You need to show them that they can trust you and support you; loyalty will come at its own pace.
Loyalty is a wide spectrum.
If leaders or managers find out that their employees are frustrated or looking for a new job, they must show their employees that they appreciate them, support them, and help them become their best.
If the employees leave, it doesn’t mean they’re disloyal.
Employees may leave because they are presented with a much better opportunity. Despite despising them for leaving the organization, employers can show their support to them – applaud their success, wish them the best, and let them know that you are always there for them.
This may be difficult for employers because emotions can be high; however, it is critical that employers change their perspective if an employee is really great.

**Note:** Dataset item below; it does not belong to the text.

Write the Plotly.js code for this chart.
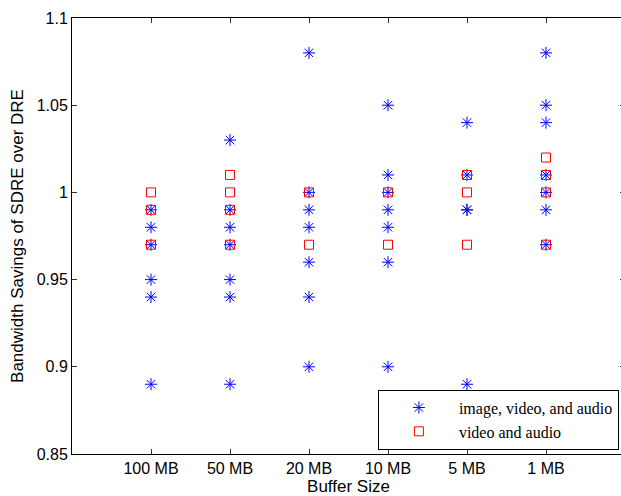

As the leader, you can control your loyalty to them.
As a leader, your job is to focus on what you can do to bring the best in your employees. It may not always work; however, owning your role in any situation usually provides insights into unforeseen solutions.
Tips to Foster Employee Loyalty
Give Employees the Tools they Need
Leaders and employers should develop tools that will allow employees to quickly look up the answers to common questions, share best practices and solutions with each other, and contribute to the organization’s knowledge base.
Hiring through Referrals
Employers and leaders must consider fostering employee loyalty through hiring with referrals. They should look to build a friendly working environment where employees are loyal to each other.

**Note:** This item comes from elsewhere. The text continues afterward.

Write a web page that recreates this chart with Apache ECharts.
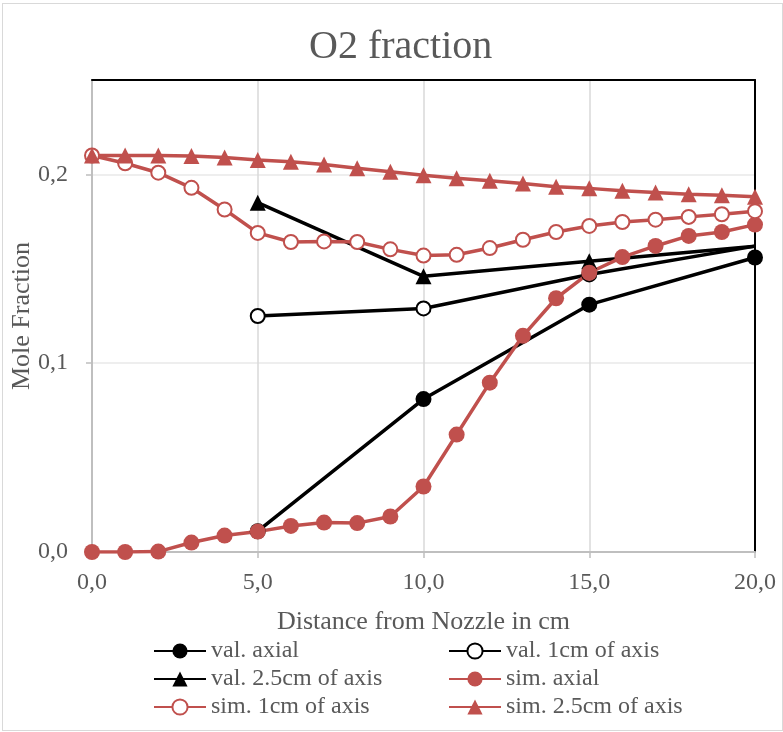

Research suggests that employee retention is 45% of hires are made through referrals than 20% compared to the other resources. The higher retention shows employee loyalty.
Connect with Employees
It is true that employers and leaders don’t have enough time for their employees to interact with them; it can be quite difficult depending on the size of the business.

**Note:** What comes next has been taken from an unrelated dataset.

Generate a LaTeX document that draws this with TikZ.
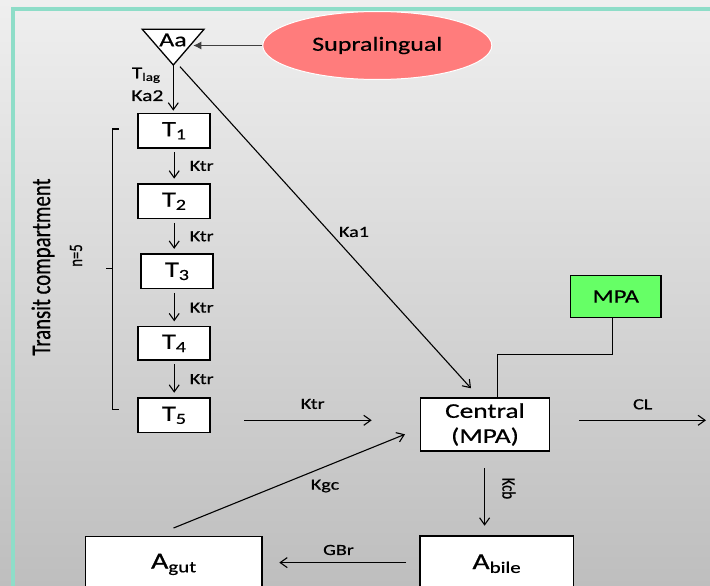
\documentclass[tikz,border=0pt]{standalone}
\usepackage{fontspec}
\setmainfont{Carlito}[FakeStretch=1.3,FakeBold=0.6]
\newfontfamily\rotfont{Carlito}[FakeStretch=0.77,FakeBold=0.6]
\usetikzlibrary{arrows.meta,shapes.geometric}
\definecolor{frame}{HTML}{8EDDC8}
\definecolor{bgtop}{HTML}{EFEFEF}
\definecolor{bgbot}{HTML}{BEBEBE}
\definecolor{supra}{HTML}{FF7C7C}
\definecolor{mpagreen}{HTML}{66FF66}
\newcommand{\fsz}[2]{\fontsize{#1pt}{#2pt}\selectfont}
\begin{document}
\begin{tikzpicture}[x=1pt,y=-1pt,
  box/.style={draw=black,line width=1.6pt,fill=white,inner sep=0pt},
  arr/.style={line width=1.1pt,-{Straight Barb[length=7pt,width=10pt,line width=1.1pt]}},
  plain/.style={line width=1.1pt},
  lbl/.style={inner sep=0pt,font=\fsz{15.5}{18}},
  rot/.style={inner sep=0pt}]
\useasboundingbox (0,0) rectangle (710,586);
\clip (0,0) rectangle (710,586);
\shade[top color=bgtop,bottom color=bgbot] (0,0) rectangle (710,586);
% frame
\draw[frame,line width=4pt,line join=miter] (13,600) -- (13,9.5) -- (720,9.5);

% Aa triangle
\coordinate (aatl) at (142.3,29.3);
\coordinate (aatr) at (204,29.3);
\coordinate (aab) at (173.3,65);
\draw[line width=1.3pt,fill=white,line join=miter] (aatl) -- (aatr) -- (aab) -- cycle;
\node[inner sep=0pt,font=\fsz{20}{24}] (aa) at (173,40) {Aa};

% Supralingual
\node[ellipse,fill=supra,draw=white,line width=1pt,minimum width=229pt,minimum height=68pt,inner sep=0pt,font=\fsz{20}{24}] (supra) at (377.3,45.5) {Supralingual};
\coordinate (aain) at (193.3,45.5);
\draw[line width=1pt,black!75,-{Latex[length=8pt,width=8pt]}] (supra.west) -- (aain);

% Tlag, Ka2
\node[lbl,anchor=base west,font=\fsz{16.5}{19}] (tlag) at (131.7,78.3) {T\textsubscript{lag}};
\node[lbl,anchor=base west,font=\fsz{16.5}{19}] (ka2) at (131.2,101) {Ka2};

% transit boxes
\node[box,minimum width=72pt,minimum height=34.5pt,font=\fsz{22}{26}] (t1) at (174.2,130.7) {T\textsubscript{1}};
\node[box,minimum width=72pt,minimum height=34.5pt,font=\fsz{22}{26}] (t2) at (174.2,201.2) {T\textsubscript{2}};
\node[box,minimum width=72pt,minimum height=34.5pt,font=\fsz{22}{26}] (t3) at (177.2,271.4) {T\textsubscript{3}};
\node[box,minimum width=72pt,minimum height=33.5pt,font=\fsz{22}{26}] (t4) at (174.2,343.4) {T\textsubscript{4}};
\node[box,minimum width=72pt,minimum height=34.5pt,font=\fsz{22}{26}] (t5) at (174.2,415.3) {T\textsubscript{5}};

\draw[arr,shorten >=2pt] (aab) -- (aab |- t1.north);
\draw[arr,shorten <=3.5pt,shorten >=4.5pt] (t1.south) -- (t1.south |- t2.north) node[lbl,midway,right=15pt] {Ktr};
\draw[arr,shorten <=3.5pt,shorten >=4.5pt] (t2.south) -- (t2.south |- t3.north) node[lbl,midway,right=15pt] {Ktr};
\draw[arr,shorten <=3.5pt,shorten >=4.5pt] (t2.south |- t3.south) -- (t2.south |- t4.north) node[lbl,midway,right=15pt] {Ktr};
\draw[arr,shorten <=3.5pt,shorten >=4.5pt] (t4.south) -- (t4.south |- t5.north) node[lbl,midway,right=15pt] {Ktr};

% bracket
\draw[line width=1.2pt] (119,129) -- (112.7,129) -- (112.7,409.3) -- (119,409.3);
\draw[line width=1.2pt] (112.7,268.7) -- (106,268.7);
\node[rot,rotate=90,font=\rotfont\fsz{27}{30}] (transit) at (43,267) {Transit compartment};
\node[rot,rotate=90,font=\rotfont\fsz{19}{22}] (nfive) at (76,255.5) {n=5};

% central and MPA
\node[box,minimum width=129pt,minimum height=52.5pt,align=center,font=\fsz{21}{25}] (central) at (485,424.5) {Central\\(MPA)};
\node[box,fill=mpagreen,minimum width=90.5pt,minimum height=42pt,font=\fsz{19}{22}] (mpa) at (615.8,296.5) {MPA};
\draw[plain] ([xshift=-3.5pt]mpa.south) |- (497.7,354.7) -- (497.7,0 |- central.north);

% Ka1
\coordinate (ka1s) at (180,66.7);
\coordinate (ka1e) at (471,388.3);
\draw[arr] (ka1s) -- (ka1e);
\node[lbl] (ka1) at (354,232) {Ka1};

% T5 -> central
\coordinate (ktrs) at (244,420.3);
\coordinate (ktre) at (371.7,420.3);
\draw[arr] (ktrs) -- (ktre);
\node[lbl] (ktr5) at (312.7,404) {Ktr};

% CL
\coordinate (cls) at (579.3,420.3);
\coordinate (cle) at (706,420.3);
\draw[arr] (cls) -- (cle);
\node[lbl] (cl) at (642.7,404.3) {CL};

% bottom boxes
\node[box,minimum width=176.5pt,minimum height=56pt,font=\fsz{23}{27}] (agut) at (173.9,564.4) {A\textsubscript{gut}};
\node[box,minimum width=153.5pt,minimum height=56pt,font=\fsz{23}{27}] (abile) at (496.8,563.7) {A\textsubscript{bile}};

% Kcb
\coordinate (kcbs) at (484.6,468.3);
\coordinate (kcbe) at (484.6,525.7);
\draw[arr] (kcbs) -- (kcbe);
\node[rot,rotate=-90,font=\rotfont\fsz{19}{22}] (kcb) at (509,488.5) {Kcb};

% GBr
\coordinate (gbrs) at (406,562.6);
\coordinate (gbre) at (279.3,562.6);
\draw[arr] (gbrs) -- (gbre);
\node[lbl] (gbr) at (338.5,550) {GBr};

% Kgc
\coordinate (kgcs) at (173.6,528);
\coordinate (kgce) at (405,434.3);
\draw[arr] (kgcs) -- (kgce);
\node[lbl] (kgc) at (325,486) {Kgc};
\end{tikzpicture}
\end{document}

However, it is important that this principle is carried out because it restores any doubts over employee value to the business.
Leaders must show that they trust their employees.
When employees know that they are trusted and valued, they tend to reciprocate those feelings. Whenever possible, employers and leaders must give their employees the authority to make decisions that relate to their work.
The resulting sense of freedom and responsibility can inspire employees to work harder and thus, improve the work environment as a whole.
Provide Honest Feedback and Two-way Communication
Giving feedback and helping employees to set individual and company goals is incredibly effective. When leaders and employees offer something actionable and honest, it allows them to build trust and openness with employees.
It further eliminates the negative workplace hierarchy that had slowly developed over time.
Remove unnecessary uncertainty
The workplace has the most uncertainties. The economy changes rapidly, and innovations constantly disrupt previously stable markets.
The pervasive uncertainty creates a climate of stress that makes the employees miserable. While no one can fix uncertain economic conditions, a company can work towards working more predictably by keeping their employees informed and giving an advance warning when it is inevitable.
Micromanagement is a sign of the lack of mistrust in the organization. It shows the employees that they are not trusted enough to do their work.
To build a sound employer-employee relationship, there must be faith in both parties.
When leaders and employers micromanage, they diminish employee empowerment and job satisfaction levels. When this nosy practice is avoided, it builds trust and fosters employee loyalty for the company.
Employee loyalty is an important sign of employee engagement. It shows that there are employees who are willing to go above and beyond for the company.
Employers must do everything in their capacity to ensure quality in their employees and workplace.
While competence is provided through training and development, loyalty is in-built; it cultivates over time. Leaders and employers must put in their best efforts and be passionate about having loyal employees who’d be willing to grow together with them.